Tetsuya Yamagami, 41, also admitted that he intended to kill Abe, believing he had promoted the group in Japan, the sources said, without naming the group.

The suspect had repeatedly visited locations where Abe had delivered campaign speeches ahead of Sunday's House of Councillors election.

Abe was pronounced dead Friday, around five hours after being shot from behind during a stump speech near a train station in the western prefecture of Nara. Yamagami was arrested at the scene where he was wielding a homemade gun.

Yamagami has denied he committed the crime because he was opposed to Abe's political beliefs, according to the police.

The police searched his home Friday, finding items that are believed to be explosives and homemade guns, they said.

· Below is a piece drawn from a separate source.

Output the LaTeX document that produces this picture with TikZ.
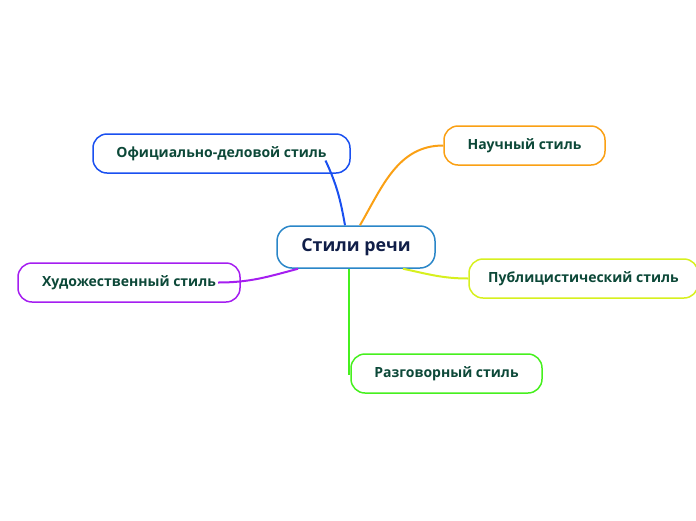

Yamagami, now unemployed, was working at a manufacturer in the Kansai region from around the autumn of 2020, but he quit in May this year, according to a staffing agency employee. He was previously a member of the Maritime Self-Defense Force for about three years through August 2005.

On Saturday, a hearse carrying the body of Abe arrived at his home in Shibuya, Tokyo, from Nara. His wife Akie was in the hearse.
Prime Minister Fumio Kishida visited the home to express his condolences.

Abe died from blood loss, the police said, with an autopsy determining that there were two gunshot wounds, on his upper left arm and neck. There was another neck wound but it is unknown how that was caused, they said.

Kishida had a telephone conversation with U.S. President Joe Biden on Saturday, with Biden expressing his condolences over the death of Abe, Japan's longest-serving leader.

Biden noted the "unwavering confidence in the strength of Japan's democracy" and the two leaders also discussed how Abe's legacy will live on as the two countries continue the important task of defending peace and democracy, according to the White House.

Kishida told reporters after the phone talks that he had conveyed to Biden Japan's willingness to "protect democracy without yielding to violence."